J.S. Bach: Cantatas for Soprano

Carolyn Sampson ,Freiburger Barockorchester,Petra Mullejans

J.S. Bach: Cantatas for Soprano
26 May 2017

J.S. Bach: Cantatas for Soprano

Carolyn Sampson ,Freiburger Barockorchester,Petra Mullejans

For biographer Philipp Spitta, Bach’s period as organist and later Konzertmeister to the Duke of Weimar (1708-17) was the time of his ‘early mastery’. Nowhere is this more evident than in the small but highly distinguished body of cantatas he wrote there, whether for the court chapel - the Himmelsburg or ‘Castle of Heaven’ - or for some clearly very joyful wedding (BWV202).
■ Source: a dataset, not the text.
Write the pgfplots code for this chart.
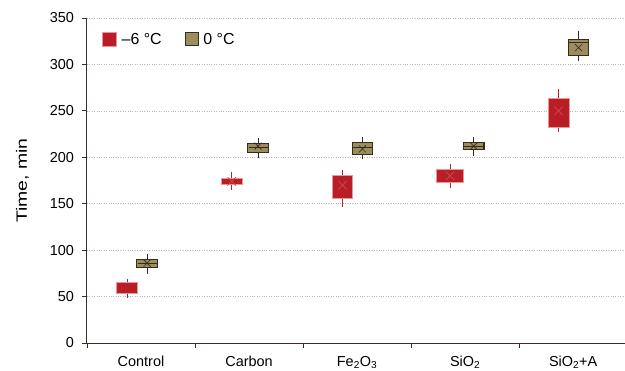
\documentclass[border=0pt]{standalone}
\usepackage{pgfplots}
\pgfplotsset{compat=1.18}
\usepackage{fontspec}
\setmainfont{Liberation Sans}
\newfontfamily\ylabfont[FakeStretch=1.3]{Liberation Sans}
\definecolor{cred}{RGB}{185,30,38}
\definecolor{credE}{RGB}{232,150,155}
\definecolor{colv}{RGB}{155,141,92}
\definecolor{colvE}{RGB}{52,44,32}
\definecolor{axc}{RGB}{60,45,38}
\pgfplotsset{
  rbox/.style={forget plot, draw=credE, fill=cred, line width=0.6bp, mark=none},
  obox/.style={forget plot, draw=colvE, fill=colv, line width=1.2bp, mark=none},
}
\begin{document}
\begin{tikzpicture}
\path[use as bounding box] (-87bp,-28bp) rectangle (538bp,343bp);
\begin{axis}[
  scale only axis, width=538bp, height=325bp,
  xmin=0, xmax=4.98, ymin=0, ymax=350,
  axis lines=left, axis line style={-, axc, line width=1bp},
  xtick={0,1,2,3,4}, xticklabels={},
  extra x ticks={0.5,1.5,2.5,3.5,4.5},
  extra x tick labels={Control, Carbon, Fe\textsubscript{2}O\textsubscript{3}, SiO\textsubscript{2}, SiO\textsubscript{2}+A},
  extra x tick style={major tick length=0pt, grid=none},
  ytick={0,50,...,350},
  tick align=outside, major tick length=4.5bp,
  tick style={axc, line width=0.8bp},
  ymajorgrids, grid style={dotted, black!28, line width=0.7bp},
  ticklabel style={font=\fontsize{14.5}{16}\selectfont},
  /pgf/number format/assume math mode=true,
  xticklabel style={yshift=-9.5bp},
  yticklabel style={xshift=-5bp},
  ylabel={\ylabfont\fontsize{15}{17}\selectfont Time, min},
  ylabel style={at={(axis description cs:-0.12,0.5)}, anchor=center},
  legend style={at={(rel axis cs:0,1)}, anchor=north west, xshift=12bp, yshift=-11bp,
    draw=none, fill=none, font=\fontsize{16}{18}\selectfont,
    /tikz/every even column/.append style={column sep=21bp}},
  legend columns=2,
  clip=false,
]
\addlegendimage{legend image code/.code={\draw[draw=credE, fill=cred, line width=0.6bp] (0bp,-7bp) rectangle (14bp,7bp); \path (17bp,0bp);}}
\addlegendentry{–6 °C}
\addlegendimage{legend image code/.code={\draw[draw=colvE, fill=colv, line width=1bp] (0bp,-6.5bp) rectangle (13bp,6.5bp); \path (16bp,0bp);}}
\addlegendentry{0 °C}
% whiskers (-6 C): (position, middle) with upper/lower extents to whisker ends
\addplot[forget plot, draw=none, mark=none,
  error bars/.cd, y dir=both, y explicit,
  error bar style={draw=cred, line width=0.8bp},
  error mark options={draw=cred, mark size=4bp, line width=0.8bp}]
  coordinates {
  (0.37,58) += (0,7) -= (0,5.5)
  (1.34,174) += (0,6) -= (0,5)
  (2.365,168) += (0,14) -= (0,17)
  (3.36,180) += (0,8) -= (0,8.5)
  (4.365,248) += (0,21) -= (0,16)
  };
% whiskers (0 C)
\addplot[forget plot, draw=none, mark=none,
  error bars/.cd, y dir=both, y explicit,
  error bar style={draw=colvE, line width=0.8bp},
  error mark options={draw=colvE, mark size=4bp, line width=0.8bp}]
  coordinates {
  (0.556,86) += (0,6) -= (0,7)
  (1.583,211) += (0,5) -= (0,7)
  (2.55,211) += (0,6) -= (0,9)
  (3.58,212) += (0,5) -= (0,6)
  (4.55,324) += (0,8) -= (0,16.5)
  };
% red means (mostly hidden by the boxes)
\addplot[forget plot, only marks, mark=x, mark size=6bp, mark options={draw=cred!80!white, line width=0.7bp}]
  coordinates {(1.34,174) (2.365,170) (3.36,180) (4.365,250)};
% boxes -6 C (lower quartile to upper quartile)
\addplot[rbox] coordinates {(0.275,53) (0.465,53) (0.465,65) (0.275,65)} -- cycle;
\addplot[rbox] coordinates {(1.245,171) (1.435,171) (1.435,177.5) (1.245,177.5)} -- cycle;
\addplot[rbox] coordinates {(2.27,156) (2.46,156) (2.46,181) (2.27,181)} -- cycle;
\addplot[rbox] coordinates {(3.235,173.5) (3.485,173.5) (3.485,187) (3.235,187)} -- cycle;
\addplot[rbox] coordinates {(4.27,232) (4.46,232) (4.46,264) (4.27,264)} -- cycle;
% boxes 0 C
\addplot[obox] coordinates {(0.461,81) (0.651,81) (0.651,90) (0.461,90)} -- cycle;
\addplot[obox] coordinates {(1.488,205.5) (1.678,205.5) (1.678,215) (1.488,215)} -- cycle;
\addplot[obox] coordinates {(2.455,203) (2.645,203) (2.645,215.5) (2.455,215.5)} -- cycle;
\addplot[obox] coordinates {(3.485,208) (3.675,208) (3.675,216) (3.485,216)} -- cycle;
\addplot[obox] coordinates {(4.455,310) (4.645,310) (4.645,327) (4.455,327)} -- cycle;
% medians 0 C
\addplot[forget plot, only marks, mark=-, mark size=9.5bp, mark options={draw=colvE, line width=1bp}]
  coordinates {(0.556,86) (1.583,211) (2.55,211) (3.58,212) (4.55,324)};
% means 0 C
\addplot[forget plot, only marks, mark=x, mark size=5bp, mark options={draw=colvE, line width=0.6bp}]
  coordinates {(0.556,86) (1.583,212) (2.55,209) (3.58,212) (4.55,318)};
\end{axis}
\end{tikzpicture}
\end{document}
From the ravishing duets for soprano and oboe of the latter to the penitential strains of BWV199, the radiant voice of Carolyn Sampson and the virtuosos of the Freiburger Barockorchester do full justice to Bach’s inventiveness.

Soprano Carolyn Sampson has been proclaimed “the best British early music soprano by some distance” by the editors of Gramophone. A native of Bedford, she studied voice with Richard Smart at the University of Birmingham, and made her debut with the English National Opera in a production of Monteverdi’s L'incoronazione di Poppea and continues to appear with this company with regularity in addition to appearances at the Paris Opera. The vast majority of Sampson’s singing has been heard in concert engagements with period ensembles, and by 2006 she had appeared with most of the best-known groups of this sort, but especially the King’s Consort, Collegium Vocale, and Ex Cathedra. Sampson has recorded extensively for the Hyperion, BIS, Harmonia Mundi, and Deux-elles labels.


J.S. Bach composed for the voice like he did for a string instrument: highly chromatic, with irregular intervallic leaps, not necessarily taking the human limitations of singing into account. Bach asked a lot of his singers, composing long phrases (requiring good breath control), often in uncomfortably high tessituras (requiring impeccable vocal technique). Therefore, his cantatas are not for all voices. Rather, it takes an exceptional singer to successfully navigate Bach’s extraordinarily challenging – but heavenly – vocal music. Enter English soprano Carolyn Sampson, for whom the music of Bach is bread and butter. Her latest recording for Harmonia Mundi – three cantatas from Bach’s Weimar period – affirms her place as a top Bach interpreter.

Sampson’s radiant voice never betrays a hint of such challenges, and in fact she sings this repertoire as though it was composed with her voice in mind. Mein Herze Schwimmt im Blut is a case in point. Not only does Sampson sing with technical brilliance, but she imbues the music with feeling and meaning. I challenge you not to be moved by Sampson’s heart-rending interpretation of the dark ‘Stumme seufzer, stille Klagen’, or her jubilant and tastefully ornamented ‘Wie freudig ist mein Herz’. A fantastic recording from an accomplished soprano.